この曲もミディアムバラード。
前の曲の「Love Song」よりももう少し明るく軽い曲調である。深刻さはない。
。
歌声は全体に力を抜いて七分目ぐらいの歌声。
これも非常に甘い歌声だ。鼻に響きを入れて甘い歌声を作り出している。
この曲にも張りのあるストレートボイスは使われていない。全体がビブラートをかけた甘い歌声に覆われている。
彼の歌声はストレートボイスだと思っていたが、この曲のように中音域から低音域にかけて力を抜いて歌うとビブラートの効いた甘い歌声になるのだとわかった。こうやって聴いてみると、張りのある歌声の方が作られた声だったのかもしれない。
どちらが本来の歌声なのだろうかと思うほど、2種類の相反する歌声を持つ。
ここに氷川きよしの歌手としての強みがあるのだと思った。
決して演歌は彼の元々の歌声や音楽性を封じ込めたのではなく、もう一つのジャンルと歌声を作り上げたものであって、それによって彼の歌手としての引き出しが増えたということなのだろう。
全編が気怠い音楽に包まれているこの曲は、これもまた彼の新しい魅力を見せるものである。
今まで張り上げた鳴りのいい声が彼の身上だったが、ポップスのジャンルでは様々な色を見せる。
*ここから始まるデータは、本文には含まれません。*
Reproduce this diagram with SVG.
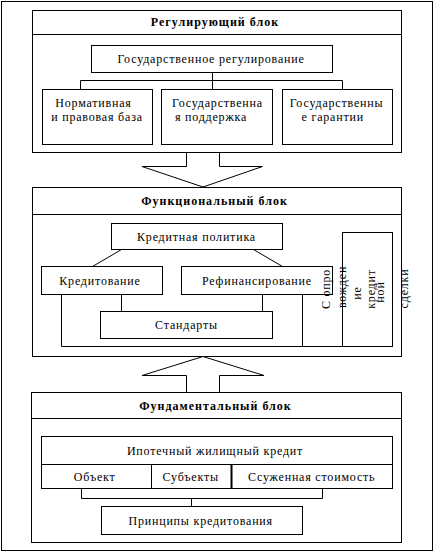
<svg xmlns="http://www.w3.org/2000/svg" width="443" height="553" viewBox="0 0 443 553">
<style>
.b{fill:#fff;stroke:#000;stroke-width:1}
.l{fill:none;stroke:#000;stroke-width:1}
text{font-family:"Liberation Serif","Times New Roman",serif;font-size:12px;fill:#000;text-anchor:middle;letter-spacing:0.8px}
.h{font-weight:bold;letter-spacing:1px}
</style>
<rect width="443" height="553" fill="#fff"/>
<rect id="frame" class="b" x="1.5" y="1.5" width="431" height="549"/>

<g id="reg-block">
<rect class="b" x="32.5" y="10.5" width="369" height="142"/>
<line class="l" x1="32.5" y1="34.5" x2="401.5" y2="34.5"/>
<text class="h" x="215" y="26">Регулирующий блок</text>
</g>
<g id="gos-reg">
<rect class="b" x="91.5" y="45.5" width="241" height="27"/>
<text x="211" y="62.5">Государственное регулирование</text>
</g>
<g id="norm">
<rect class="b" x="42.5" y="89.5" width="110" height="55"/>
<text x="93.5" y="106.5">Нормативная</text>
<text x="97" y="121">и правовая база</text>
</g>
<g id="gos-podd">
<rect class="b" x="161.5" y="89.5" width="111" height="55"/>
<text x="217.5" y="106.5">Государственна</text>
<text x="211" y="121">я поддержка</text>
</g>
<g id="gos-gar">
<rect class="b" x="282.5" y="89.5" width="110" height="55"/>
<text x="336.5" y="106.5">Государственны</text>
<text x="332.7" y="121">е гарантии</text>
</g>

<g id="func-block">
<rect class="b" x="32.5" y="187.5" width="369" height="169"/>
<line class="l" x1="32.5" y1="214.5" x2="401.5" y2="214.5"/>
<text class="h" x="214.5" y="204.7">Функциональный блок</text>
</g>
<g id="kred-pol">
<rect class="b" x="111.5" y="223.5" width="171" height="26"/>
<text x="196.5" y="240.5">Кредитная политика</text>
</g>
<g id="kred">
<rect class="b" x="41.5" y="266.5" width="121" height="28"/>
<text x="100" y="284.5">Кредитование</text>
</g>
<g id="refin">
<rect class="b" x="181.5" y="266.5" width="151" height="28"/>
<text x="257" y="284.5">Рефинансирование</text>
</g>
<g id="stand">
<rect class="b" x="100.5" y="311.5" width="172" height="27"/>
<text x="186.5" y="329">Стандарты</text>
</g>
<g id="sopr">
<rect class="b" x="342.5" y="232.5" width="50" height="114"/>
<text transform="translate(330,289) rotate(-90)">С опро</text>
<text transform="translate(346,287) rotate(-90)">вожден</text>
<text transform="translate(361,293) rotate(-90)">ие</text>
<text transform="translate(375,289) rotate(-90)">кредит</text>
<text transform="translate(383.5,292) rotate(-90)">ной</text>
<text transform="translate(408,288.5) rotate(-90)">сделки</text>
</g>

<g id="fund-block">
<rect class="b" x="31.5" y="392.5" width="370" height="150"/>
<line class="l" x1="31.5" y1="418.5" x2="401.5" y2="418.5"/>
<text class="h" x="215.5" y="409.5">Фундаментальный блок</text>
</g>
<g id="ipot">
<rect class="b" x="41.5" y="436.5" width="351" height="52"/>
<line class="l" x1="41.5" y1="464.5" x2="392.5" y2="464.5"/>
<line class="l" x1="151.5" y1="464.5" x2="151.5" y2="488.5"/>
<line x1="231.5" y1="464.5" x2="231.5" y2="488.5" stroke="#000" stroke-width="2"/>
<text x="215" y="454.5">Ипотечный жилищный кредит</text>
<text x="94.7" y="480.5">Объект</text>
<text x="190.7" y="480.5">Субъекты</text>
<text x="311.7" y="480.5">Ссуженная стоимость</text>
</g>
<g id="princ">
<rect class="b" x="101.5" y="506.5" width="201" height="28"/>
<text x="200.7" y="524.5">Принципы кредитования</text>
</g>

<g id="connectors">
<path class="l" d="M212.5,72.5V80.5M80.5,89.5V80.5H342.5V89.5M212.5,80.5V89.5"/>
<path class="l" d="M121.5,249.5L92.5,266.5M253.5,249.5L282.5,266.5"/>
<path class="l" d="M121.5,294.5V311.5M262.5,294.5V311.5M61.5,294.5V346.5H342.5M302.5,294.5V346.5"/>
<path class="l" d="M81.5,488.5V498.5H322.5V488.5M191.5,498.5V506.5"/>
<polygon class="b" points="186.5,152.5 219.5,152.5 219.5,166.5 262.5,166.5 203,187 142,166.5 186.5,166.5"/>
<polygon class="b" points="203,356.5 264,375.5 219.5,375.5 219.5,392.5 186.5,392.5 186.5,375.5 142,375.5"/>
</g>
</svg>
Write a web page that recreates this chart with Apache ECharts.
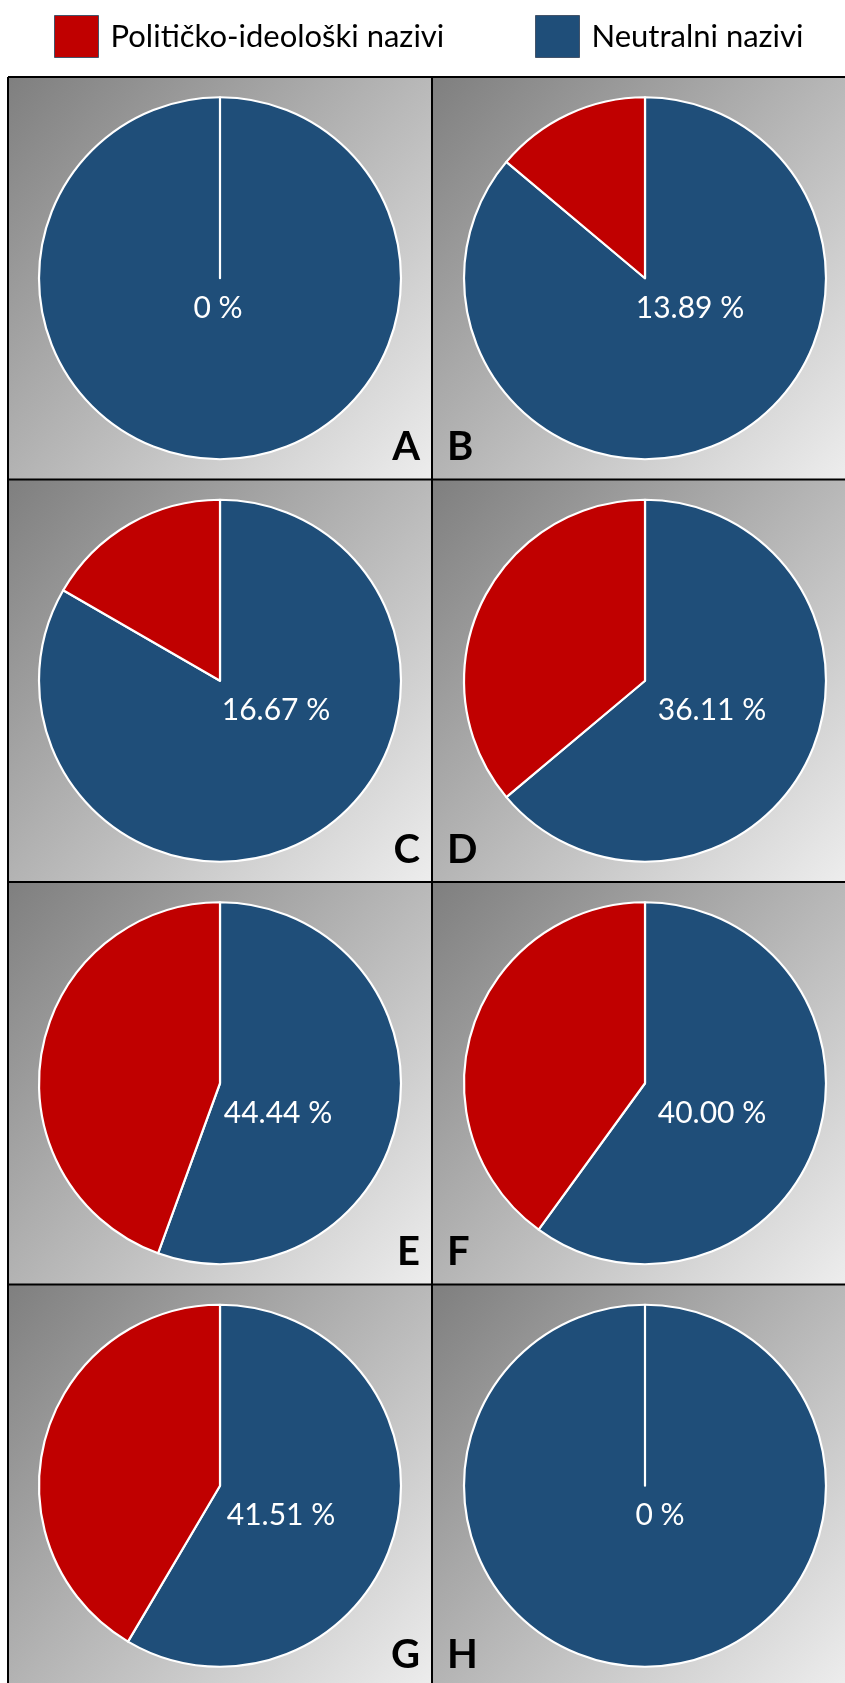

ポップス音楽の作り出す曖昧さが、演歌とはまた違った色彩の景色を私達に与える。
氷川きよしの進化が止まらない。
これから私達は彼が本当に歌いたかったもの、やりたかったもの、本来の自分の姿を見ることになる。
ジャンルという縛りの取れた彼は大空に自由に羽ばたく蝶と同じだ。
この曲を聴いて、そんなことを思った。